2. Decisions appear that nobody asked for

New dependencies, new abstractions, broad renames, or pattern changes are typical signs. They may be good ideas, but if they were not part of the objective, they need explicit validation.

3. The result “sounds good”, but is hard to justify

When a solution feels correct because of its tone or volume, but it is not easy to explain why it exactly satisfies the request, there is often drift.

4. The original context is lost across iterations

This happens a lot in long conversations. Each new prompt starts from a summarized version of the previous one and, little by little, important constraints become diluted.

5. Tests or acceptance criteria no longer fit

One of the most useful signals is this: if you suddenly need to change the criteria for the solution to “fit”, maybe it was not the right solution.

How to avoid it in practice

This is not about distrusting AI by default. It is about designing the work so that deviation becomes visible as early as possible.

1. Make the intent explicit

The more ambiguous the request is, the more likely the system is to fill gaps on its own.

These points need to be clear:

  • What problem we want to solve,
  • What is out of scope,
  • What constraints must not be changed,
  • How we will know the work is correct.

An instruction like this, with added constraints, usually works better than a generic goal:

“Validate empty fields in the current form. Keep the existing architecture. Do not introduce new libraries. The change must cover name, email, and password, and preserve the current behavior outside those cases.”

2. Split the work into small objectives

Asking for too many things at once encourages drift, because the AI tries to optimize several dimensions simultaneously.

It is safer to separate:

  1. Understanding the problem (Discovery)
  2. Proposed solution (Plan)
  3. Implementation (Build)
  4. Review against criteria (Review)

Small objectives create small deviations, and small deviations are easier to detect and correct.

3. Introduce short checkpoints

Do not wait until the end to check whether everything is still aligned.

It works better to add intermediate stops, for example:

  • “Summarize what you will change before touching code”,
  • “Explain which parts you will not modify”,
  • “List risks or assumed decisions”,
  • “Compare the result against the acceptance criteria”.

These checkpoints make the reasoning visible and reduce the chance of accepting a silent drift.

4. Real human review

Human review should not be limited to checking whether it “compiles” or “looks correct”.

The useful question is different:

Does this solve the problem we wanted to solve, within the boundaries we agreed on?

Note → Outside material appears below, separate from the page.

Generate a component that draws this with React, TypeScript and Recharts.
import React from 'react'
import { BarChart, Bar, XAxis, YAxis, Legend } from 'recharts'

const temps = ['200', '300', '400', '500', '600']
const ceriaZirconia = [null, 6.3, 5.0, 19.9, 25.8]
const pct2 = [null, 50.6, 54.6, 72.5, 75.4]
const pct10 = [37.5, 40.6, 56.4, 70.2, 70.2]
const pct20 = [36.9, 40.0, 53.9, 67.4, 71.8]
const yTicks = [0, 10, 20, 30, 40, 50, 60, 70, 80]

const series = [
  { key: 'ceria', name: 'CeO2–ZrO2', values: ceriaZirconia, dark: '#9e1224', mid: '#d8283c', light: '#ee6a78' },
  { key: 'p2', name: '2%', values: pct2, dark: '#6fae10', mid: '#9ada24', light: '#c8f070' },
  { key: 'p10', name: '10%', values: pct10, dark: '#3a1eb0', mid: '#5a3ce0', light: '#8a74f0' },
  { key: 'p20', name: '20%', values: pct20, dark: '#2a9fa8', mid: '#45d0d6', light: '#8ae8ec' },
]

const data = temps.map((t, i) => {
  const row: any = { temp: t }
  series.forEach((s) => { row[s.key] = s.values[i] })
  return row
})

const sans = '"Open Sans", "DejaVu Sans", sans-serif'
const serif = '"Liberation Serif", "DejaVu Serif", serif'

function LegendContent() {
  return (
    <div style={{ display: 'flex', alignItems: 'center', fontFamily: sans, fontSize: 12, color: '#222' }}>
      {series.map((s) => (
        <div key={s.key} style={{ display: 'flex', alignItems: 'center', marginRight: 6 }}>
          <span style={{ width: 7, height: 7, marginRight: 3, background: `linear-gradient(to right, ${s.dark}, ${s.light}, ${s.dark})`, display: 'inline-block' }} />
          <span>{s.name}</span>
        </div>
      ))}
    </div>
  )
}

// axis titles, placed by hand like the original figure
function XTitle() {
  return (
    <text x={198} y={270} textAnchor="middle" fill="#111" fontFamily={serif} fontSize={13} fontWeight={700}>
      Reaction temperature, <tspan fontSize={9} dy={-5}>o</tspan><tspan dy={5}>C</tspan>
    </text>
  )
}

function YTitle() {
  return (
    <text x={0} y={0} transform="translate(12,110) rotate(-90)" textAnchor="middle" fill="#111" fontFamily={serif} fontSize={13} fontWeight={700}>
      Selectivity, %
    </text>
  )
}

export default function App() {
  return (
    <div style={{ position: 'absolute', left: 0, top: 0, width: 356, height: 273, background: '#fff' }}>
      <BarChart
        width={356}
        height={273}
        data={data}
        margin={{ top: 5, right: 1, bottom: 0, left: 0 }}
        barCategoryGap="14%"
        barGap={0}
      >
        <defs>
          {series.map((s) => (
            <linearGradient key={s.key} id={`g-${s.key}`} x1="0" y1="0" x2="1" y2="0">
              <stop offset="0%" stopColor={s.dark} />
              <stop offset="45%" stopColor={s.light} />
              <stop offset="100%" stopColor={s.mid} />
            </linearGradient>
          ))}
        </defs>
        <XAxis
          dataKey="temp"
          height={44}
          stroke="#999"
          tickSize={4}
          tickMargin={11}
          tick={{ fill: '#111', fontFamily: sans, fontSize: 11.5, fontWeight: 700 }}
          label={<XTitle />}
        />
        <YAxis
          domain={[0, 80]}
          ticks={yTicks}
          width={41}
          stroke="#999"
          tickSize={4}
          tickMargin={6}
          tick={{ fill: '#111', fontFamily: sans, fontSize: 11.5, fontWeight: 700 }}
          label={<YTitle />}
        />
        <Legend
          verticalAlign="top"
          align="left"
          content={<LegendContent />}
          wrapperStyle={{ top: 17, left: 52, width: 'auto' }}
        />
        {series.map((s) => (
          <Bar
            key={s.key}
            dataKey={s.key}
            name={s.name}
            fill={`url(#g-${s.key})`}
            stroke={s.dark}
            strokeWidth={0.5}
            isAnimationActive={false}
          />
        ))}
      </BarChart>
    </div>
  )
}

That review is especially important in architecture decisions, scope changes, and assumptions the system may have completed by inference.

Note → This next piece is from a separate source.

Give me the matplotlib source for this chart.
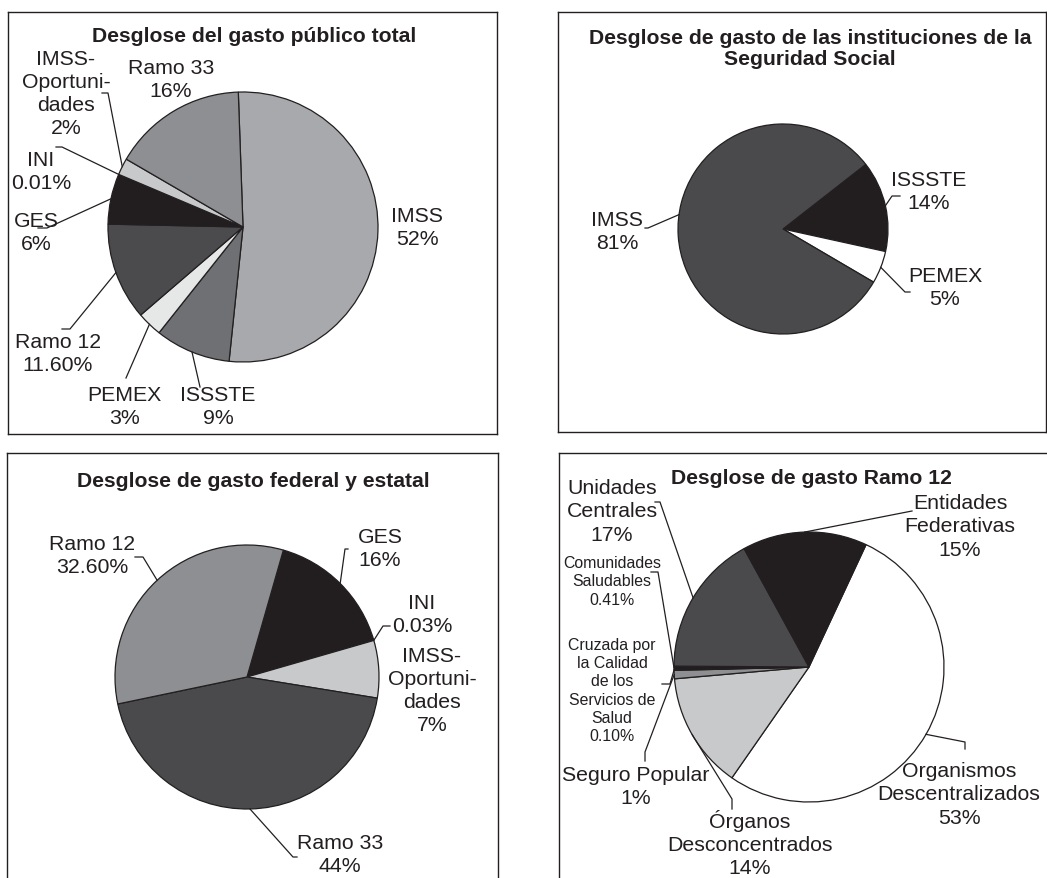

5. Tests and criteria as an anchor

Tests do not prevent all drift, but they reduce an important part of it: behavior deviation.

If there are also clear acceptance criteria, even better. Together, they create a stable frame for evaluating the result.

In practice, these references help a lot:

  • Tests that protect expected behavior
  • Input and output examples
  • Explicit definitions of “done”
  • Technical constraints visible in the prompt or task

The idea is not to make the work bureaucratic, but to give the AI and the reviewer a fixed point to compare against.

6. Review what should not have changed

A classic source of drift is side effects. The main change may be correct and, even then, it may have altered other parts nobody wanted to touch.

That is why it is worth reviewing two questions at the end:

  • What changed?
  • What should not have changed, but did?

Many times, the problem is not in the main solution, but in everything it dragged along during the turn.

Conclusion

Drift in AI-assisted software development is not an exotic failure. It is a fairly normal consequence of working with systems that complete context, infer intent, and generate plausible solutions at high speed.

The good news is that it can be managed.

If you define the intent better, reduce the size of each step, introduce checkpoints, and review against clear criteria, AI remains a great help without becoming a constant source of misalignment.

In short: it is not enough to ask “does it work?”. When we work with AI, it is also worth asking “is this still exactly the work we wanted to do?”.